In yesterday's posts looking at UK government expenditure, one of my regular readers - young mark - had a request. He wanted me to post a chart looking at total government expenditure as a percent of GDP. He thought that simply looking at the nominal growth of expenditure was misleading.
I was happy to oblige. Here is the chart - total managed government expenditure expressed in terms of GDP. I chose to start the data from the 1999-2000 fiscal year. When New Labour were elected in mid 1997, they promised to keep to the previous government's expenditure plans for at least two years. Therefore, this chart begins when New Labour started to develop their own expenditure plans.
The chart tells a very stark story. Back in 2000, the public expenditure to GDP rate was 36 percent of GDP. This year, it will hit 42.6 percent. Next year and the year after, it will rise to 44 percent. So by the time, the Brownite dictatorship will fall, the share of the public sector in the economy will have grown by about 8 percentage points.
Here is the rest of young mark's comment:
"You may also like to consider that the Government was elected three times on a clear mandate of raising public expenditure in order to improve public services. In other words, the public got what was on the tin.

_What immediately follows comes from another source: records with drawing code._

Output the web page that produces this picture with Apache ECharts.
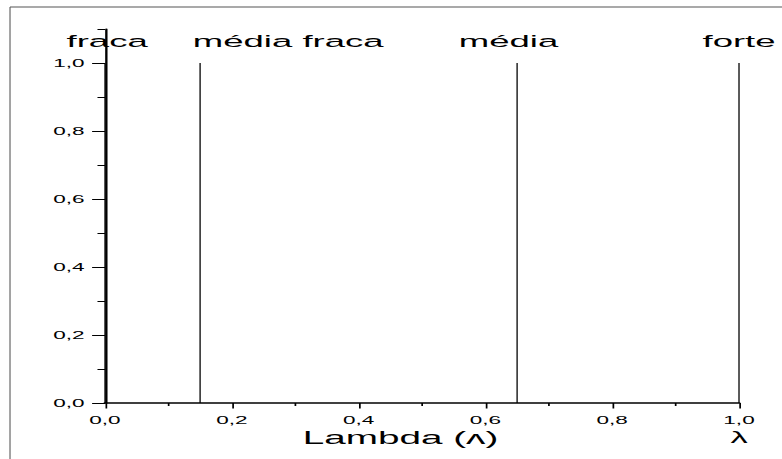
<!DOCTYPE html>
<html>
<head>
<meta charset="utf-8">
<script src="https://cdn.jsdelivr.net/npm/echarts@6/dist/echarts.min.js"></script>
<style>
  html, body { margin: 0; padding: 0; background: #fff; overflow: hidden; }
  #wrap { width: 782px; height: 459px; overflow: hidden; }
  /* the figure uses horizontally widened lettering, so the chart is drawn narrow and stretched */
  #chart { width: 364px; height: 459px; transform: scaleX(2.1484); transform-origin: 0 0; }
</style>
</head>
<body>
<div id="wrap"><div id="chart"></div></div>
<script>
// lambda thresholds and the class name written above each one
const lambdaPositions = [0, 0.15, 0.65, 1.0];
const strengthLabels = ['fraca', 'média fraca', 'média', 'forte'];
const membership = [1, 1, 1, 1];

// axis ticks and labels
const xTickValues = [0, 0.2, 0.4, 0.6, 0.8, 1.0];
const yLabelValues = [0, 0.2, 0.4, 0.6, 0.8, 1.0];
const yMinorTickValues = [0.1, 0.3, 0.5, 0.7, 0.9, 1.1];
const xAxisTitle = 'Lambda (ʌ)';
const xEndSymbol = 'λ';

// horizontal nudges for the class names (in unstretched px)
const labelShift = [1, 41, -4, 0];

const FONT = '"Liberation Sans", Arial, sans-serif';
const fmt = v => v.toFixed(1).replace('.', ',');

const chart = echarts.init(document.getElementById('chart'), null, { renderer: 'svg' });

chart.setOption({
  animation: false,
  backgroundColor: '#fff',
  textStyle: { fontFamily: FONT, color: '#000' },
  grid: { left: 48.87, right: 20.02, top: 29, bottom: 56, containLabel: false, outerBoundsMode: 'none' },
  graphic: [
    { type: 'line', silent: true, shape: { x1: 4.66, y1: 7, x2: 400, y2: 7 }, style: { stroke: '#555', lineWidth: 1 } },
    { type: 'line', silent: true, shape: { x1: 4.66, y1: 7, x2: 4.66, y2: 470 }, style: { stroke: '#555', lineWidth: 0.5 } }
  ],
  xAxis: {
    type: 'value', min: 0, max: 1, interval: 0.2,
    axisLine: { onZero: false, lineStyle: { color: '#000', width: 1.5 } },
    axisTick: { show: true, customValues: xTickValues, length: 5.5, lineStyle: { color: '#000', width: 0.8 } },
    minorTick: { show: true, splitNumber: 2, length: 3, lineStyle: { color: '#000', width: 0.8 } },
    splitLine: { show: false },
    axisLabel: {
      customValues: xTickValues,
      margin: 11,
      formatter: v => (v === 1 ? '{v|' + fmt(v) + '}\n{l|' + xEndSymbol + '}' : '{v|' + fmt(v) + '}'),
      rich: {
        v: { fontSize: 10.5, lineHeight: 12, color: '#000', fontFamily: FONT },
        l: { fontSize: 16, lineHeight: 24, color: '#000', fontFamily: FONT }
      }
    },
    name: xAxisTitle,
    nameLocation: 'middle',
    nameGap: 26,
    nameMoveOverlap: false,
    nameTextStyle: { fontSize: 18, lineHeight: 18, color: '#000', fontFamily: FONT, padding: [0, 20, 0, 0] }
  },
  yAxis: [
    {
      type: 'value', min: 0, max: 1.1, interval: 0.1,
      axisLine: { show: true, lineStyle: { color: '#000', width: 1.1 } },
      axisTick: { show: true, customValues: yLabelValues, length: 6, lineStyle: { color: '#000', width: 1 } },
      splitLine: { show: false },
      axisLabel: { customValues: yLabelValues, formatter: fmt, margin: 9.5, fontSize: 10.5, color: '#000', fontFamily: FONT }
    },
    {
      type: 'value', min: 0, max: 1.1, interval: 0.1, position: 'left',
      axisLine: { show: false },
      axisLabel: { show: false },
      splitLine: { show: false },
      axisTick: { show: true, customValues: yMinorTickValues, length: 3.5, lineStyle: { color: '#000', width: 1 } }
    }
  ],
  series: lambdaPositions.map((x, i) => ({
    type: 'line',
    name: strengthLabels[i],
    silent: true,
    symbol: 'circle',
    symbolSize: 0,
    showSymbol: true,
    lineStyle: { color: '#000', width: 0.6 },
    itemStyle: { color: '#000' },
    z: 3,
    data: [
      [x, 0],
      {
        value: [x, membership[i]],
        label: {
          show: true, position: 'top', distance: 13, offset: [labelShift[i], 0],
          formatter: strengthLabels[i], fontSize: 17, lineHeight: 17, color: '#000', fontFamily: FONT
        }
      }
    ]
  }))
});
</script>
</body>
</html>
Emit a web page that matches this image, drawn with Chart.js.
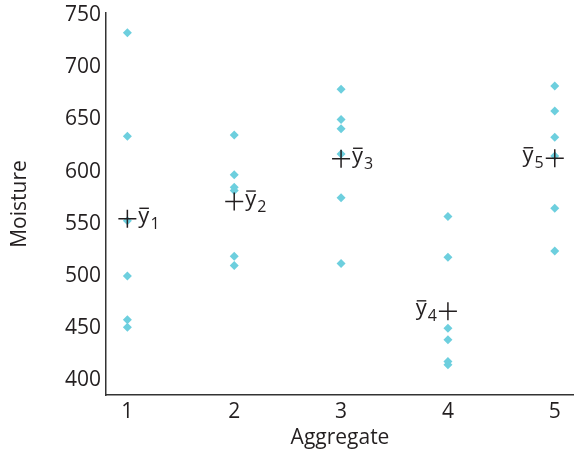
<!DOCTYPE html>
<html>
<head>
<meta charset="utf-8">
<script src="https://cdn.jsdelivr.net/npm/chart.js@4"></script>
<style>
  body { margin: 0; background: #fff; }
  #chart { display: block; }
</style>
</head>
<body>
<canvas id="chart" width="574" height="453"></canvas>
<script>
// Moisture readings per aggregate
const aggregates = [1, 2, 3, 4, 5];
const aggregate1 = [733, 634, 553, 500, 458, 451];
const aggregate2 = [635, 597, 585, 582, 519, 510];
const aggregate3 = [679, 650, 641, 617, 575, 512];
const aggregate4 = [557, 518, 450, 439, 418, 415];
const aggregate5 = [682, 658, 633, 615, 565, 524];
const yTicks = [400, 450, 500, 550, 600, 650, 700, 750];

const groups = [aggregate1, aggregate2, aggregate3, aggregate4, aggregate5];
const means = groups.map(g => g.reduce((a, b) => a + b, 0) / g.length);

const points = [];
groups.forEach((g, i) => {
    g.forEach(v => points.push({ x: aggregates[i], y: v }));
});
const meanPoints = means.map((m, i) => ({ x: aggregates[i], y: m }));

const textColor = '#231f20';
const fontFamily = '"Open Sans", "DejaVu Sans", sans-serif';

// draws the y-bar labels next to the mean crosses
const meanLabels = {
    id: 'meanLabels',
    afterDatasetsDraw(chart) {
        const { ctx, scales: { x, y } } = chart;
        const sides = ['right', 'right', 'right', 'left', 'left'];
        means.forEach((m, i) => {
            const px = x.getPixelForValue(aggregates[i]);
            const py = y.getPixelForValue(m);
            ctx.save();
            ctx.fillStyle = textColor;
            ctx.textBaseline = 'alphabetic';
            ctx.textAlign = 'left';
            ctx.font = '22px ' + fontFamily;
            const yw = ctx.measureText('y').width;
            ctx.font = '16px ' + fontFamily;
            const sub = String(aggregates[i]);
            const sw = ctx.measureText(sub).width;
            const total = yw + 1 + sw;
            const x0 = sides[i] === 'right' ? px + 11 : px - 11 - total;
            ctx.font = '22px ' + fontFamily;
            ctx.fillText('y', x0, py + 4);
            ctx.strokeStyle = textColor;
            ctx.lineWidth = 1.4;
            ctx.beginPath();
            ctx.moveTo(x0 + 1, py - 10.5);
            ctx.lineTo(x0 + yw - 0.5, py - 10.5);
            ctx.stroke();
            ctx.font = '16px ' + fontFamily;
            ctx.fillText(sub, x0 + yw + 1, py + 10);
            ctx.restore();
        });
    }
};

new Chart(document.getElementById('chart'), {
    type: 'scatter',
    data: {
        datasets: [
            {
                label: 'Mean',
                data: meanPoints,
                pointStyle: 'cross',
                pointRadius: 9,
                borderColor: textColor,
                borderWidth: 1.5
            },
            {
                label: 'Moisture',
                data: points,
                pointStyle: 'rectRot',
                pointRadius: 4.5,
                backgroundColor: '#6dcfde',
                borderColor: '#6dcfde',
                borderWidth: 0
            }
        ]
    },
    options: {
        responsive: false,
        animation: false,
        layout: { autoPadding: false, padding: { top: 13, right: 0, left: 7, bottom: 2 } },
        plugins: {
            legend: { display: false },
            tooltip: { enabled: false }
        },
        scales: {
            x: {
                type: 'linear',
                min: 0.8,
                max: 5.18,
                afterBuildTicks: scale => {
                    scale.ticks = aggregates.map(v => ({ value: v }));
                },
                afterFit: scale => {
                    scale.height = 56;
                    scale.paddingLeft = 0;
                    scale.paddingRight = 0;
                },
                grid: { display: false, drawTicks: false },
                border: { display: true, color: '#333', width: 1.5 },
                ticks: {
                    padding: 4,
                    color: textColor,
                    font: { family: fontFamily, size: 21 }
                },
                title: {
                    display: true,
                    text: 'Aggregate',
                    color: textColor,
                    padding: 0,
                    font: { family: fontFamily, size: 21 }
                }
            },
            y: {
                type: 'linear',
                min: 386,
                max: 752,
                afterBuildTicks: scale => {
                    scale.ticks = yTicks.map(v => ({ value: v }));
                },
                afterFit: scale => {
                    scale.width = 99;
                    scale.paddingTop = 0;
                    scale.paddingBottom = 0;
                },
                grid: { display: false, drawTicks: false },
                border: { display: true, color: '#333', width: 1.5 },
                ticks: {
                    padding: 5,
                    color: textColor,
                    font: { family: fontFamily, size: 21 }
                },
                title: {
                    display: true,
                    text: 'Moisture',
                    color: textColor,
                    padding: 0,
                    font: { family: fontFamily, size: 21 }
                }
            }
        }
    },
    plugins: [meanLabels]
});
</script>
</body>
</html>
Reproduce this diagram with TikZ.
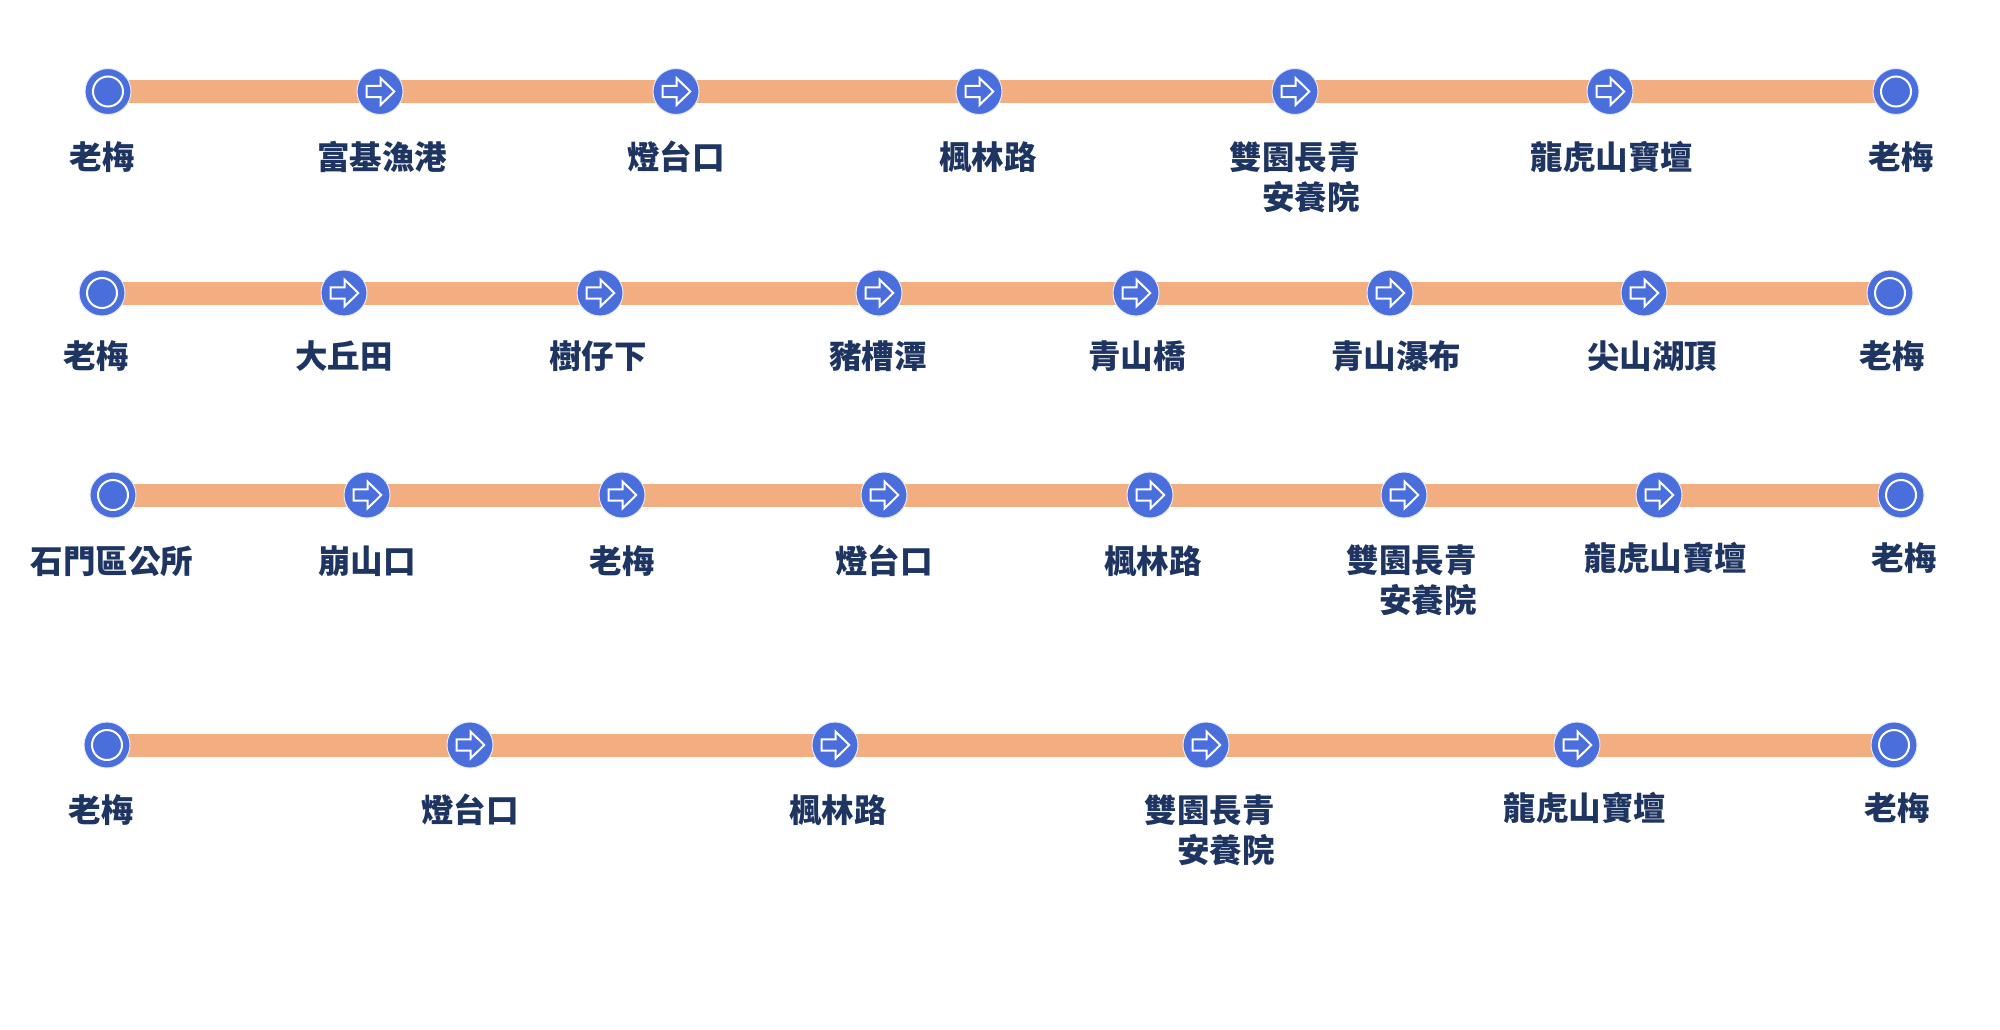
\documentclass[tikz,border=0pt]{standalone}
\usepackage{fontspec}
\newfontfamily\cjk{Noto Sans CJK TC}
\usetikzlibrary{backgrounds}
\definecolor{stnblue}{HTML}{4A6FDC}
\definecolor{barorange}{HTML}{F2AE80}
\definecolor{txtnavy}{HTML}{1E3461}
\tikzset{
  stn/.style={circle, fill=stnblue, draw=white!85!stnblue, line width=1pt,
    minimum size=46pt, inner sep=0pt},
  endstn/.style={stn, path picture={
    \draw[white, line width=2pt] (path picture bounding box.center) circle (15pt);}},
  midstn/.style={stn, path picture={
    \draw[white, line width=2pt, line join=miter]
      (path picture bounding box.center) ++(-13.3pt,-5.7pt) -- ++(14pt,0pt)
      -- ++(0pt,-7.6pt) -- ++(13.6pt,13.3pt) -- ++(-13.6pt,13.3pt)
      -- ++(0pt,-7.6pt) -- ++(-14pt,0pt) -- cycle;}},
  bar/.style={draw=barorange, line width=23pt},
  lbl/.style={text=txtnavy, font=\cjk\bfseries\fontsize{32.5}{40}\selectfont, inner sep=0pt},
  lbl2/.style={lbl, align=right, anchor=east}
}
\begin{document}
\begin{tikzpicture}[x=1pt,y=-1pt]
\useasboundingbox (0,0) rectangle (2000,1030);
% Row 1
\node[endstn] (a1) at (108,91.5) {};
\node[midstn] (a2) at (380,91.5) {};
\node[midstn] (a3) at (676,91.5) {};
\node[midstn] (a4) at (979,91.5) {};
\node[midstn] (a5) at (1295,91.5) {};
\node[midstn] (a6) at (1610,91.5) {};
\node[endstn] (a7) at (1896,91.5) {};
\node[lbl] (la1) at (102,157) {老梅};
\node[lbl] (la2) at (382,157) {富基漁港};
\node[lbl] (la3) at (676,157) {燈台口};
\node[lbl] (la4) at (988,157) {楓林路};
\node[lbl2] (la5) at (1360,177) {雙園長青\\安養院};
\node[lbl] (la6) at (1612,157) {龍虎山寶壇};
\node[lbl] (la7) at (1901,157) {老梅};
% Row 2
\node[endstn] (b1) at (102,293) {};
\node[midstn] (b2) at (344,293) {};
\node[midstn] (b3) at (600,293) {};
\node[midstn] (b4) at (879,293) {};
\node[midstn] (b5) at (1136,293) {};
\node[midstn] (b6) at (1390,293) {};
\node[midstn] (b7) at (1644,293) {};
\node[endstn] (b8) at (1890,293) {};
\node[lbl] (lb1) at (96,356) {老梅};
\node[lbl] (lb2) at (344,356) {大丘田};
\node[lbl] (lb3) at (598,356) {樹仔下};
\node[lbl] (lb4) at (878,356) {豬槽潭};
\node[lbl] (lb5) at (1137,356) {青山橋};
\node[lbl] (lb6) at (1396,356) {青山瀑布};
\node[lbl] (lb7) at (1652,356) {尖山湖頂};
\node[lbl] (lb8) at (1892,356) {老梅};
% Row 3
\node[endstn] (c1) at (113,495) {};
\node[midstn] (c2) at (367,495) {};
\node[midstn] (c3) at (622,495) {};
\node[midstn] (c4) at (884,495) {};
\node[midstn] (c5) at (1150,495) {};
\node[midstn] (c6) at (1404,495) {};
\node[midstn] (c7) at (1659,495) {};
\node[endstn] (c8) at (1901,495) {};
\node[lbl] (lc1) at (112,561) {石門區公所};
\node[lbl] (lc2) at (367,561) {崩山口};
\node[lbl] (lc3) at (622,561) {老梅};
\node[lbl] (lc4) at (884,561) {燈台口};
\node[lbl] (lc5) at (1153,561) {楓林路};
\node[lbl2] (lc6) at (1477,580) {雙園長青\\安養院};
\node[lbl] (lc7) at (1666,558) {龍虎山寶壇};
\node[lbl] (lc8) at (1904,558) {老梅};
% Row 4
\node[endstn] (d1) at (107,745) {};
\node[midstn] (d2) at (470,745) {};
\node[midstn] (d3) at (835,745) {};
\node[midstn] (d4) at (1206,745) {};
\node[midstn] (d5) at (1577,745) {};
\node[endstn] (d6) at (1894,745) {};
\node[lbl] (ld1) at (101,810) {老梅};
\node[lbl] (ld2) at (470,810) {燈台口};
\node[lbl] (ld3) at (838,810) {楓林路};
\node[lbl2] (ld4) at (1275,830) {雙園長青\\安養院};
\node[lbl] (ld5) at (1585,808) {龍虎山寶壇};
\node[lbl] (ld6) at (1897,808) {老梅};
% Bars
\begin{scope}[on background layer]
\foreach \p/\q in {a1/a2,a2/a3,a3/a4,a4/a5,a5/a6,a6/a7,
  b1/b2,b2/b3,b3/b4,b4/b5,b5/b6,b6/b7,b7/b8,
  c1/c2,c2/c3,c3/c4,c4/c5,c5/c6,c6/c7,c7/c8,
  d1/d2,d2/d3,d3/d4,d4/d5,d5/d6}
  \draw[bar] (\p.center) -- (\q.center);
\end{scope}
\end{tikzpicture}
\end{document}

I notice a number of posters have claimed that the increased expenditure was entirely wasted. Where is the evidence for this? The Wanless report into increased NHS funding certainly did not draw this conclusion."
The boy has a fair point here. We asked for it, and we got it. We voted for big government and Brown delivered.
However, what about young mark's last challenge. Is there any evidence out there that public expenditure increased waste? So come boyzzz, give me your worst examples of Brown's blow blowout binge of useless spending.
I will start the ball rolling with my favourite - the millenium dome.